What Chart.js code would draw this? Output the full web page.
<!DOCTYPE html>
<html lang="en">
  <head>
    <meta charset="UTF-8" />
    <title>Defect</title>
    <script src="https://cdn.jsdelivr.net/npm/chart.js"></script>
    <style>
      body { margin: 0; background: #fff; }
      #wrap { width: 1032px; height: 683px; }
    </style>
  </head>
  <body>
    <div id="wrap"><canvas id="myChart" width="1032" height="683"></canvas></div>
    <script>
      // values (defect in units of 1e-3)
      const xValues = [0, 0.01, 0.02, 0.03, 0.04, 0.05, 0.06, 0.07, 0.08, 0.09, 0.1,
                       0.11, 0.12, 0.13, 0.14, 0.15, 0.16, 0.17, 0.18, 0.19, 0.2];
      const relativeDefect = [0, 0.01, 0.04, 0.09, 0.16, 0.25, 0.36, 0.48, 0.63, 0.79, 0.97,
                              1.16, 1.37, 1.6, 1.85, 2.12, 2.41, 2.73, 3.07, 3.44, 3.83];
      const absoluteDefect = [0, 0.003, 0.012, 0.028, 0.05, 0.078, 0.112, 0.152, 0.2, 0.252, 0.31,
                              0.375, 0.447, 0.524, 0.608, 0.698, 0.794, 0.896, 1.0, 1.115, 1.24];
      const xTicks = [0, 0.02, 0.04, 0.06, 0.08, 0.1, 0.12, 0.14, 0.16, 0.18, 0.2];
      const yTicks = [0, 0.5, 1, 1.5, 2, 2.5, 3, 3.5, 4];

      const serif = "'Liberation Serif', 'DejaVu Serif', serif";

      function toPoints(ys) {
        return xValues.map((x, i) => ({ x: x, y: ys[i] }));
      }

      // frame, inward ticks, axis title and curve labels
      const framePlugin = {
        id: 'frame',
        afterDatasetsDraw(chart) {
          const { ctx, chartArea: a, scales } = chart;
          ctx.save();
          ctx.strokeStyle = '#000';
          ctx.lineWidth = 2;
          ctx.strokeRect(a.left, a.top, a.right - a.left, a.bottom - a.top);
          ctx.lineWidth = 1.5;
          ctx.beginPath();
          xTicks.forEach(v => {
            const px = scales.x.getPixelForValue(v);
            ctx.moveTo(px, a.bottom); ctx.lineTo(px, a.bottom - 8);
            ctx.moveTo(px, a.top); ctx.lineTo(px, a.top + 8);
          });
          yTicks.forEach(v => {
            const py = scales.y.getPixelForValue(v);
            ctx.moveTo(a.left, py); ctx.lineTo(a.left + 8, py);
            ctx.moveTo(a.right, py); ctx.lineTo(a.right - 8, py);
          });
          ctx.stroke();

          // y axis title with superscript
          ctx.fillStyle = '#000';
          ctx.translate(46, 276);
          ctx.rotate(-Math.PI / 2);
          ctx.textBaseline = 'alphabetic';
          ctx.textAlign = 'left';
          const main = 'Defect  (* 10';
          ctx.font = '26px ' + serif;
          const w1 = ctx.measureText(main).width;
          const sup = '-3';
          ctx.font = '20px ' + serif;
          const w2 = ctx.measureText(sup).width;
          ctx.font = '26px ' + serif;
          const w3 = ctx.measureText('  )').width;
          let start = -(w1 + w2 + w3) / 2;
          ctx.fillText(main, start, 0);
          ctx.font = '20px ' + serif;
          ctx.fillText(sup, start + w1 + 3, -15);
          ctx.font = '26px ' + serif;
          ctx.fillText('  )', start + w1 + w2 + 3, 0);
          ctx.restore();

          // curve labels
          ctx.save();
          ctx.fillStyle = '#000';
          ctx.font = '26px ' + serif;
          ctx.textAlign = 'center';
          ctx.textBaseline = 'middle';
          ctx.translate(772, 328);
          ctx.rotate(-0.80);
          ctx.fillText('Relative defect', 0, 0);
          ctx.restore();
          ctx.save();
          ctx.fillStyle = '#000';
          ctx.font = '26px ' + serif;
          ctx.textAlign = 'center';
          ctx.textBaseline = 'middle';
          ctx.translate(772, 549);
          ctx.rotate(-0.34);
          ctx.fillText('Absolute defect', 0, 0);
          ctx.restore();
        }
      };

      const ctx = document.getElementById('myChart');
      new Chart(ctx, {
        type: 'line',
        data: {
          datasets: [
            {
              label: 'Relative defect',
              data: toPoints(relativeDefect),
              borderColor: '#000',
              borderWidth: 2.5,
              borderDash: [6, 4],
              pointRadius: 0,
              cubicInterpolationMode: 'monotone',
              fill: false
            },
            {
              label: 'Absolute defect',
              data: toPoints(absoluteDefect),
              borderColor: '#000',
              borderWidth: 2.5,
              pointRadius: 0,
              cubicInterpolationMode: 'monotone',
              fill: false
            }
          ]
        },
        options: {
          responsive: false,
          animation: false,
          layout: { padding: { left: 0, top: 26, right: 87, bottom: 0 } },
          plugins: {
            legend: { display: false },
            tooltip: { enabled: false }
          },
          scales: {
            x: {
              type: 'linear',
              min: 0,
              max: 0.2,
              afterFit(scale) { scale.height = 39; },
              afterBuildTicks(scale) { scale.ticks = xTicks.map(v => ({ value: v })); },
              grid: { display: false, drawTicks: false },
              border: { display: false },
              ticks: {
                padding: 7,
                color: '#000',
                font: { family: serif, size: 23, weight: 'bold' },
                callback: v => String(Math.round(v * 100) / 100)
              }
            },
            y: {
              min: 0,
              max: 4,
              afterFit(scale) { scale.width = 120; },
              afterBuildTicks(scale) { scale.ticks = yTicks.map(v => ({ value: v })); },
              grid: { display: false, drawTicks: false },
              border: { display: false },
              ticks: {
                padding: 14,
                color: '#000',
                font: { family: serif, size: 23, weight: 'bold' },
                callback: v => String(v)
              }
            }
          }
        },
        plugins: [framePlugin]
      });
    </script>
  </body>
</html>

==

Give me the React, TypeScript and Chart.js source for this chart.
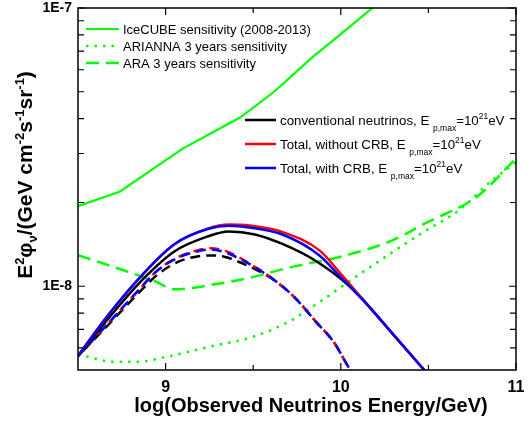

==

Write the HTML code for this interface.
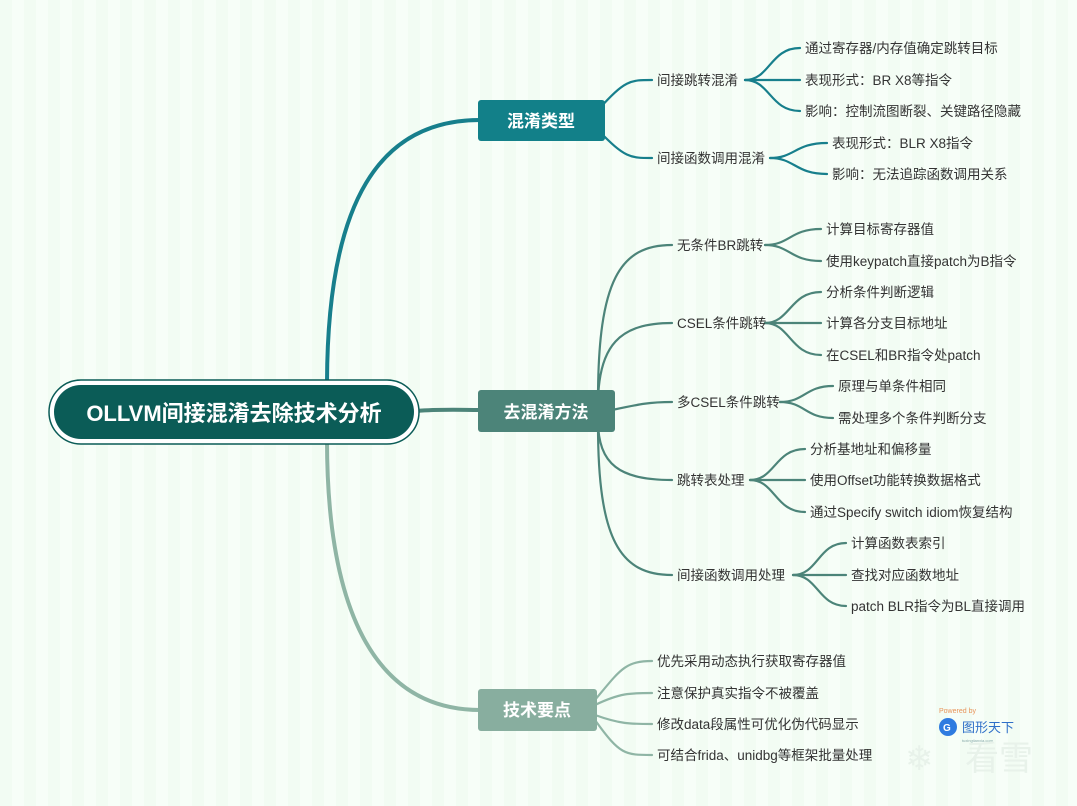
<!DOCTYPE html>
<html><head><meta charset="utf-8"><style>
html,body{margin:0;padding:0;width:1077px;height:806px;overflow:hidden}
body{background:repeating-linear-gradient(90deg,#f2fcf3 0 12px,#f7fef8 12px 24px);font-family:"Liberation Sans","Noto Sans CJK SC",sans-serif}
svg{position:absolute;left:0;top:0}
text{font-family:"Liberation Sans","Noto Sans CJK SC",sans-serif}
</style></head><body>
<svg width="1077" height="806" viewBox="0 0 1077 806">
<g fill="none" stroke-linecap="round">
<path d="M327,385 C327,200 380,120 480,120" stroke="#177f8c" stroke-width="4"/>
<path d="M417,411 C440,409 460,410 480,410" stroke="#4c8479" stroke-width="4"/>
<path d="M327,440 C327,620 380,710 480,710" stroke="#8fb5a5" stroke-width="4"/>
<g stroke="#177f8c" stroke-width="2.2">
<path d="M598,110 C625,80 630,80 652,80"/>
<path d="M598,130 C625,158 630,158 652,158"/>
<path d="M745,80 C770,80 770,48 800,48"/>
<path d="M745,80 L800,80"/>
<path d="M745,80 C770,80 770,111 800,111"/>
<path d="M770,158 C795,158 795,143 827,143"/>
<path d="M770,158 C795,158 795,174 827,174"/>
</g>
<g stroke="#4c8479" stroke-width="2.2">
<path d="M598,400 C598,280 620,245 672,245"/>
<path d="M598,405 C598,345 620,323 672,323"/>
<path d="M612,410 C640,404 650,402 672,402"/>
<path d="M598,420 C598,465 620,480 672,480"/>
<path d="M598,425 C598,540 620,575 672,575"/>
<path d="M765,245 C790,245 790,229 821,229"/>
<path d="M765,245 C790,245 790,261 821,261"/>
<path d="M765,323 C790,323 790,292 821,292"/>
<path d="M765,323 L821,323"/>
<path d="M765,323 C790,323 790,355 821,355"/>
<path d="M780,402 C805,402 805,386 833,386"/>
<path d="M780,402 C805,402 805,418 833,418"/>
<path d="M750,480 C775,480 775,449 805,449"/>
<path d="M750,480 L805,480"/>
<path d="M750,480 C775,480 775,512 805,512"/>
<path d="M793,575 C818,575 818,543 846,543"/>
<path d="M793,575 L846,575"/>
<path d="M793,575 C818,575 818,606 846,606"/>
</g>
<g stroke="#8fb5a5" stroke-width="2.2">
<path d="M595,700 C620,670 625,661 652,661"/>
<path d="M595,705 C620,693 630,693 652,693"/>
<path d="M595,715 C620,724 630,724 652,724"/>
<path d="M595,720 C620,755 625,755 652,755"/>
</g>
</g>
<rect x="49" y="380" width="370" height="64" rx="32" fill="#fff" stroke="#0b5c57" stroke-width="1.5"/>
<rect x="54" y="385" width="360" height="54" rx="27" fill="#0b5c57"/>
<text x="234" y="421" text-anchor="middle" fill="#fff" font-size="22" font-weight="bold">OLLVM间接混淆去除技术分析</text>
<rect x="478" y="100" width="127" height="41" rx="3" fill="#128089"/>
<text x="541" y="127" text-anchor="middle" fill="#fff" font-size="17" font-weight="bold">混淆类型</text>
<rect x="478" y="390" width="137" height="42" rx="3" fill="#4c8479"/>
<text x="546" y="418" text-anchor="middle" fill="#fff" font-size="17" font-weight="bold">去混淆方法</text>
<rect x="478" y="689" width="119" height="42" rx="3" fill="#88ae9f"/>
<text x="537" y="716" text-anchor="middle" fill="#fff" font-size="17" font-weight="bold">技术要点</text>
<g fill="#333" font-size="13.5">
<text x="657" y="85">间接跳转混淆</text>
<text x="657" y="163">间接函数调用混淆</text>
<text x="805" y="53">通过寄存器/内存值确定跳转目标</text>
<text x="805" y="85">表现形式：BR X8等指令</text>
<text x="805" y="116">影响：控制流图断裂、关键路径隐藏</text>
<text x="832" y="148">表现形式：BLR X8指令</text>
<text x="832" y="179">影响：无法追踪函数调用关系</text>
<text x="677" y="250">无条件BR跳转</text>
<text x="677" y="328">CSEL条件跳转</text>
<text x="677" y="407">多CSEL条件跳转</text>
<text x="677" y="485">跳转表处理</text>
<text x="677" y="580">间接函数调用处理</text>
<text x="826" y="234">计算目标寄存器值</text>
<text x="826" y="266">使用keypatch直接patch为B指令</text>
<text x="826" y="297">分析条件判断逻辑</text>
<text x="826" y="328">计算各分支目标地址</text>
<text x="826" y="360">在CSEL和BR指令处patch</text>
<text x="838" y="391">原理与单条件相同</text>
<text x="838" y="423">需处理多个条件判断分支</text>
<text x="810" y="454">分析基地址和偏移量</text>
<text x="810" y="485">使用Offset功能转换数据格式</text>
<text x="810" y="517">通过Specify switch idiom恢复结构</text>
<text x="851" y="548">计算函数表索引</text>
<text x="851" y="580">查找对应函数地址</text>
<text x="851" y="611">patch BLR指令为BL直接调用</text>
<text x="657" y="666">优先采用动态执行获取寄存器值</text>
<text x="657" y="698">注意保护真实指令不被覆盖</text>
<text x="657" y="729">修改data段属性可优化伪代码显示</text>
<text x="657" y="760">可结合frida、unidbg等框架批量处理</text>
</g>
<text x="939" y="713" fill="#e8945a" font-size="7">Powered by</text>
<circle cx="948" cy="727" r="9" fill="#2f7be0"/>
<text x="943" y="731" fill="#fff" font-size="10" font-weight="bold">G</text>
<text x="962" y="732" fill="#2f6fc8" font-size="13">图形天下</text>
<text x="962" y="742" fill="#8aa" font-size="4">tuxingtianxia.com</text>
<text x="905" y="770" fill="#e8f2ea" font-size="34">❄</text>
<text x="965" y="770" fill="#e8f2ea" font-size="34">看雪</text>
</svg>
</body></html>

SET EXERCISE
Report how many lines of the listing hold the word "code", with nothing but the number.

EXERCISE SOLUTION
2